REQUIRED WORK
Starting from the top of the material, restate each line exactly until the line that contains "plt.rcParams['font.family'] = ['Liberation", which is also copied. Pictures are excluded.

COLLECTED DATA
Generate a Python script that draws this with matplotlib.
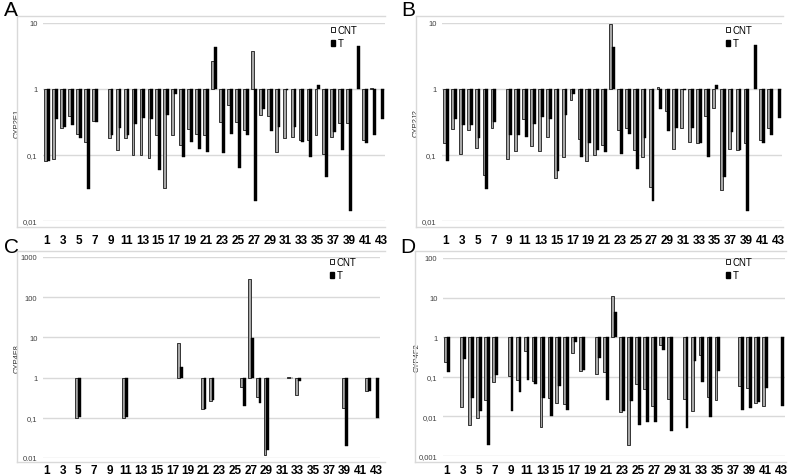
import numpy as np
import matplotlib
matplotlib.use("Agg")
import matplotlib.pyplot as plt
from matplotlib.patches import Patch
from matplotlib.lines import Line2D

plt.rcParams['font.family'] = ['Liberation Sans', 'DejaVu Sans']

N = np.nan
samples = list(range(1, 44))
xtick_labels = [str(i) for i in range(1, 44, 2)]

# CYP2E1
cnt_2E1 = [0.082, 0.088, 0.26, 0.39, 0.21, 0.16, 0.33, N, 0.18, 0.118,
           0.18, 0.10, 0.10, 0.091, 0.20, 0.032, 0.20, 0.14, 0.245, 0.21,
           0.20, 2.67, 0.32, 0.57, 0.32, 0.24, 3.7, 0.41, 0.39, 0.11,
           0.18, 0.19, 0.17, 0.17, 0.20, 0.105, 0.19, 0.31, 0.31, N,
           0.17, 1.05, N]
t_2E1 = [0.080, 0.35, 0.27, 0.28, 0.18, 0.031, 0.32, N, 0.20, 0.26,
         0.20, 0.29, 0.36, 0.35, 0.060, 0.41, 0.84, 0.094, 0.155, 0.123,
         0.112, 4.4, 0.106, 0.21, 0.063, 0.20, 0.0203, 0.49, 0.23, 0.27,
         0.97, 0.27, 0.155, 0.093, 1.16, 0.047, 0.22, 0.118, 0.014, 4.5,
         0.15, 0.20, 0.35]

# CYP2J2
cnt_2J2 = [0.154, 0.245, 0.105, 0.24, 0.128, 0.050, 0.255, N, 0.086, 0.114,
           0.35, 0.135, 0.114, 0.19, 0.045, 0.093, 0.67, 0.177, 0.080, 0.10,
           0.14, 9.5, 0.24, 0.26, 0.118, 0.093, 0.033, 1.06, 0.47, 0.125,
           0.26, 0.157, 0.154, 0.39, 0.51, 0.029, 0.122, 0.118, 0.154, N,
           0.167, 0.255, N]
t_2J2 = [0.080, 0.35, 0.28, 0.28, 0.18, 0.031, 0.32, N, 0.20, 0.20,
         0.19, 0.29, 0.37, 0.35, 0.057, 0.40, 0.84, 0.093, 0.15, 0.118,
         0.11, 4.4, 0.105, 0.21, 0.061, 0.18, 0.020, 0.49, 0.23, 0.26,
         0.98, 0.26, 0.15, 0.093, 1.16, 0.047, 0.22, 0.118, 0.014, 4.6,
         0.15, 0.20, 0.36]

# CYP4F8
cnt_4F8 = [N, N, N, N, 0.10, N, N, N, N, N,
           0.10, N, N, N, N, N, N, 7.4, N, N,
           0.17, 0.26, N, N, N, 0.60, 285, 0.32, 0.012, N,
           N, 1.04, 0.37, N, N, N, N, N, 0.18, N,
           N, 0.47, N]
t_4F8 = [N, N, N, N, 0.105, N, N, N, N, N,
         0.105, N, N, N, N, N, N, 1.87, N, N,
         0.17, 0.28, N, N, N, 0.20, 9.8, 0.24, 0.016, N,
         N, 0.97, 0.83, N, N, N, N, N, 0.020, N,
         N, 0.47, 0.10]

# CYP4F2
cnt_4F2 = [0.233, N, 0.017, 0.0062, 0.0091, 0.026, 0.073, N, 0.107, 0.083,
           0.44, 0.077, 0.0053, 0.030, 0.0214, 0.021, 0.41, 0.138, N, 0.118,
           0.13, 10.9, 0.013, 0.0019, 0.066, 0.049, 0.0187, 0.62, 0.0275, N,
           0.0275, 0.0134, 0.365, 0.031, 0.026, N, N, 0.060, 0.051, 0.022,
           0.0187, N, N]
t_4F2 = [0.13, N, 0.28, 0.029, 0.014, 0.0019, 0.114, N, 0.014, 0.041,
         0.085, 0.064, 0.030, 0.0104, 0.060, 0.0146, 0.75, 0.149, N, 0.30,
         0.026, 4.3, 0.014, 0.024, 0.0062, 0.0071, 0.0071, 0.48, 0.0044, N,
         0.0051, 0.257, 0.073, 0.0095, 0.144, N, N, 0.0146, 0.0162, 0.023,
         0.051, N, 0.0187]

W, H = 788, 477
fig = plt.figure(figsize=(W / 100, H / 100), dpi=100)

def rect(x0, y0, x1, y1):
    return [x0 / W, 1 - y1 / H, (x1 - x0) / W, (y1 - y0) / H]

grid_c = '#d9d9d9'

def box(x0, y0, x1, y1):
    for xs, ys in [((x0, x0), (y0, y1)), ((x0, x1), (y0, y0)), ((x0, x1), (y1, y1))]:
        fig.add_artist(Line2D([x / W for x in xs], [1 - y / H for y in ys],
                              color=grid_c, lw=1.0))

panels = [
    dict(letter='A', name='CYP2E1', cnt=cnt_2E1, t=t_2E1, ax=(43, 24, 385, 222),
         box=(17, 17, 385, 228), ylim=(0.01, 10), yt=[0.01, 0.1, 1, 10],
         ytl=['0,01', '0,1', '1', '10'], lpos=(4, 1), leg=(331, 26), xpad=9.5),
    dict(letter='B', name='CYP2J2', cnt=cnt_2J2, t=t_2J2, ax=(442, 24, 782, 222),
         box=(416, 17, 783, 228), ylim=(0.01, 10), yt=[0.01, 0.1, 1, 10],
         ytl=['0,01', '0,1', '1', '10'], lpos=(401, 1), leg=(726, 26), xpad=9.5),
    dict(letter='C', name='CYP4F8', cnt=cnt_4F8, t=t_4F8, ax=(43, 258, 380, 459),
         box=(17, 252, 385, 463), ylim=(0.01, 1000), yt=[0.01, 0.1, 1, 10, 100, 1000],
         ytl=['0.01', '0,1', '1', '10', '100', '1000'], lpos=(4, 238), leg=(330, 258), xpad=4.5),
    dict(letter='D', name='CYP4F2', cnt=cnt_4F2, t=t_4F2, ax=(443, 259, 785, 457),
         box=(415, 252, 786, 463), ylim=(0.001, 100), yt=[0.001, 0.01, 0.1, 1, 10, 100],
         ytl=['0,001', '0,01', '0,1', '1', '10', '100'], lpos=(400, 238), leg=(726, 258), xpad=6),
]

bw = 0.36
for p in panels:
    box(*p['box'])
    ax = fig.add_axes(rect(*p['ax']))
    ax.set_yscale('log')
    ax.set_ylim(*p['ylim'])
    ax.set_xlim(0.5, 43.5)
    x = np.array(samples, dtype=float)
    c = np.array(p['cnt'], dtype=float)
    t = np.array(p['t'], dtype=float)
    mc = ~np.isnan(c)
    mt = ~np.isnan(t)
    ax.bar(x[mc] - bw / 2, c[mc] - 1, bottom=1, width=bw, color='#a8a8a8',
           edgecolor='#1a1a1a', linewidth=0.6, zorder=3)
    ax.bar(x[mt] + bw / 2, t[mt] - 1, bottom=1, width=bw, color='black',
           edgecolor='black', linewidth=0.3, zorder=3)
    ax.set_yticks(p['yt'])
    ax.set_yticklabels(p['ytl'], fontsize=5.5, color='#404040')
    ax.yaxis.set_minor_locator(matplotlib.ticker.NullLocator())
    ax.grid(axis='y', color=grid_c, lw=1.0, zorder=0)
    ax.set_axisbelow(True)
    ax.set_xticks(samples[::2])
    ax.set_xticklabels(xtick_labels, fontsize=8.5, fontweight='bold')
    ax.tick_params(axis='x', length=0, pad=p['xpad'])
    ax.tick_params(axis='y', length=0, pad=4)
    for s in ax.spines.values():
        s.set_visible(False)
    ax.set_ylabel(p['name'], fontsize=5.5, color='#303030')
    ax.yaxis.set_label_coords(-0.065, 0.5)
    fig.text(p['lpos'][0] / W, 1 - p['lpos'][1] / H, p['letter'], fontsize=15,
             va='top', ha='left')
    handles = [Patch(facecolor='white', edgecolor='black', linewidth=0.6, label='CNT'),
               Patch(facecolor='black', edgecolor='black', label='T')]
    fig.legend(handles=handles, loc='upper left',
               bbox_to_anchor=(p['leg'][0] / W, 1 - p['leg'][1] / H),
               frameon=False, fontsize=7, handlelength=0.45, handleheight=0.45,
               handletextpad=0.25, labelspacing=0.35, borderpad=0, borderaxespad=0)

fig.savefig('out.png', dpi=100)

COMPLETED EXERCISE
Generate a Python script that draws this with matplotlib.
import numpy as np
import matplotlib
matplotlib.use("Agg")
import matplotlib.pyplot as plt
from matplotlib.patches import Patch
from matplotlib.lines import Line2D

plt.rcParams['font.family'] = ['Liberation Sans', 'DejaVu Sans']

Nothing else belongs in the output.